Année 2024: quel bilan diplomatique pour l’Algérie?

Bernard Lugan.

ChroniqueEn 2024, l’Algérie a connu une année diplomatique difficile, marquée par des échecs à répétition autour de la question du Sahara et un soutien international grandissant au plan d’autonomie marocain. Ses relations avec le Mali se sont détériorées et, au Sahel et en Libye, ses intérêts se sont heurtés à ceux de son allié historique russe. Enfin, l’emprisonnement de l’écrivain Boualem Sansal a considérablement terni l’image internationale du régime d’Alger.

Le 31/12/2024 à 11h00

Pour l’Algérie, le bilan diplomatique de l’année 2024 est sombre. En 2024, il est en effet clairement apparu aux yeux de l’opinion mondiale que la question du Sahara dit occidental avait été créée par une Algérie enclavée dans la Méditerranée et qui, à travers le Polisario et la fiction d’une RASD, avait directement repris le plan colonial visant à donner à l’Algérie française un accès à l’océan Atlantique en coupant le Maroc de ses provinces sahariennes.

Voilà pourquoi, depuis 1975, Alger bloque toutes les tentatives de règlement de la question du Sahara dit occidental n’allant pas dans le sens d’une indépendance de ce territoire historiquement marocain, en soutenant qu’il s’agirait d’une question de décolonisation.

Or, le 23 juin 2023, lors d’un colloque à l’Institut des sciences politiques de Paris, Antonio Guterres, Secrétaire général des Nations unies, déclara que le Sahara occidental ayant été décolonisé en 1975, à la suite d’un accord tripartite entre l’Espagne, le Maroc et la Mauritanie, la question ne relevait donc pas d’un processus de décolonisation. De plus, selon lui, le blocage de la mise en œuvre de la solution à ce conflit ne relevait pas du Maroc, pays qui a proposé une solution répondant aux intérêts de toutes les parties et soutenue par le Conseil de sécurité de l’ONU à travers toutes ses dernières résolutions.

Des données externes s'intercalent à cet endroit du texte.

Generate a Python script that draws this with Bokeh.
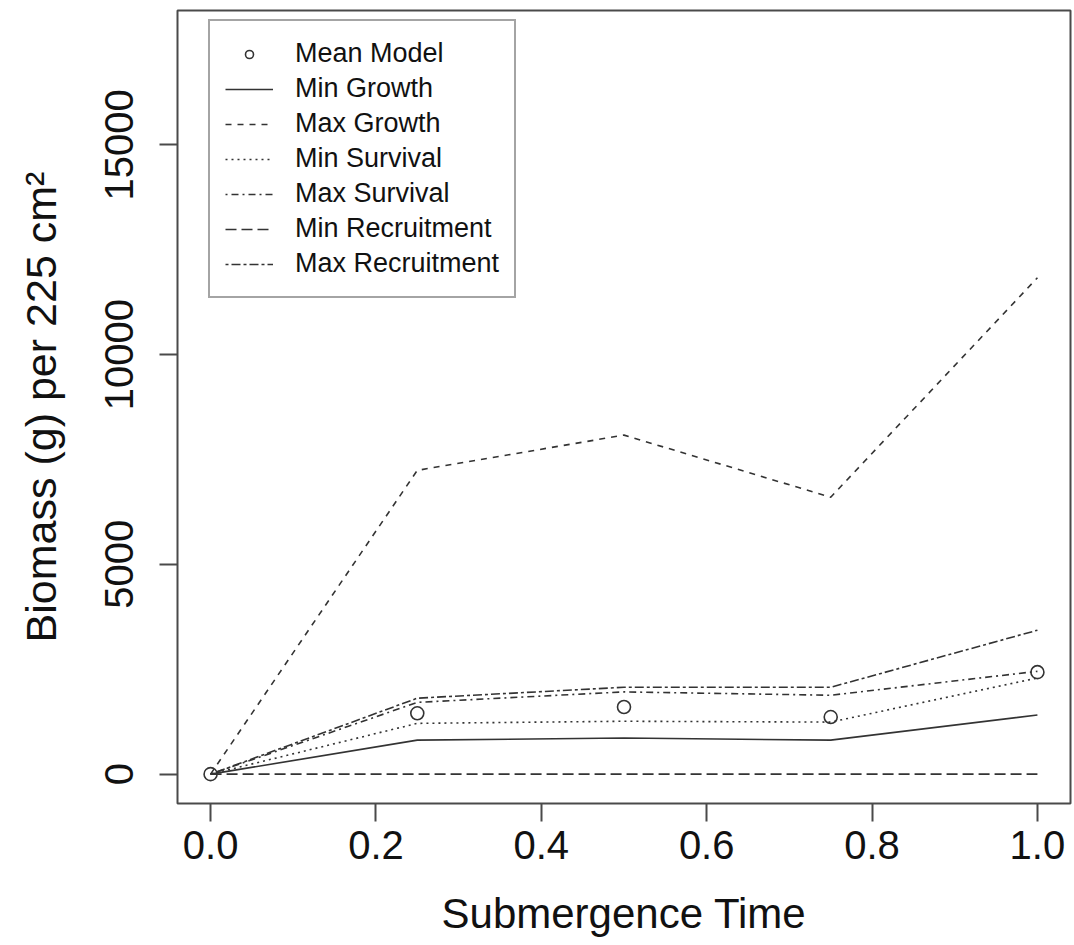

Résultat, à la fin de l’année 2024, une centaine de pays soutenaient la solution marocaine de plan d’autonomie du Sahara occidental sous souveraineté marocaine, dont 14 pays de l’UE (Espagne, France, Portugal, Allemagne, Autriche, Pays-Bas, Belgique, Luxembourg, Hongrie, Roumanie, Slovaquie, République tchèque, Chypre et Malte), et 28 consulats généraux étaient ouverts à Laâyoune et Dakhla.

«En emprisonnant Boualem Sansal, l’Algérie a grandement écorné son image, notamment au Parlement européen, où ses lobbyistes n’ont pas réussi à empêcher un vote à l’unanimité exigeant la libération de l’écrivain.»

En 2024, la tension est montée d’un cran entre le Mali et l’Algérie, qui partagent une frontière de 1.329 kilomètres. Bamako reproche à Alger ses liens avec les «séparatistes» touareg. Les populations touareg étant imbriquées, les évènements y agissent en effet en vases communicants. De plus, Bamako n’accepte plus que l’Algérie considère le Mali comme une sorte de dépendance.

Or, les intérêts de l’Algérie se trouvent opposés à ceux de son allié historique, la Russie, pays qui soutient la junte au pouvoir à Bamako, tout en fournissant à l’Algérie la quasi-totalité de son armement. Le 2 mai 2024, le ministre algérien des Affaires étrangères Ahmed Attaf a ainsi clairement signifié à son homologue russe, Sergueï Lavrov, que la politique de son pays au Sahel et en Libye allait contre les intérêts du sien.

En Libye également, les intérêts d’Alger se heurtent en effet à la politique de la Russie. L’Algérie, qui soutient Tripoli contre Benghazi, refuse la présence des membres de l’Africa Corps qui combattent aux côtés du maréchal Khalifa Haftar, le maître de la Cyrénaïque, dont l’hostilité à l’Algérie est forte. Appuyé par la Russie et par les Émirats arabes unis, ce dernier conteste la légitimité du gouvernement de Tripoli soutenu par Alger.

Enfin, en emprisonnant Boualem Sansal, l’Algérie a grandement écorné son image internationale, notamment au Parlement européen où ses lobbyistes n’ont pas réussi à empêcher un vote à l’unanimité exigeant la libération de l’écrivain.

En 2024, les échecs diplomatiques s’accumulant, tant dans la question du Sahara dit occidental, sur laquelle sont arc-boutés ses dirigeants, que dans celles de la gestion des crises malienne et libyenne, l’Algérie a décidé de masquer son effacement international en tentant de donner le change à travers des démonstrations de force et des discours martiaux.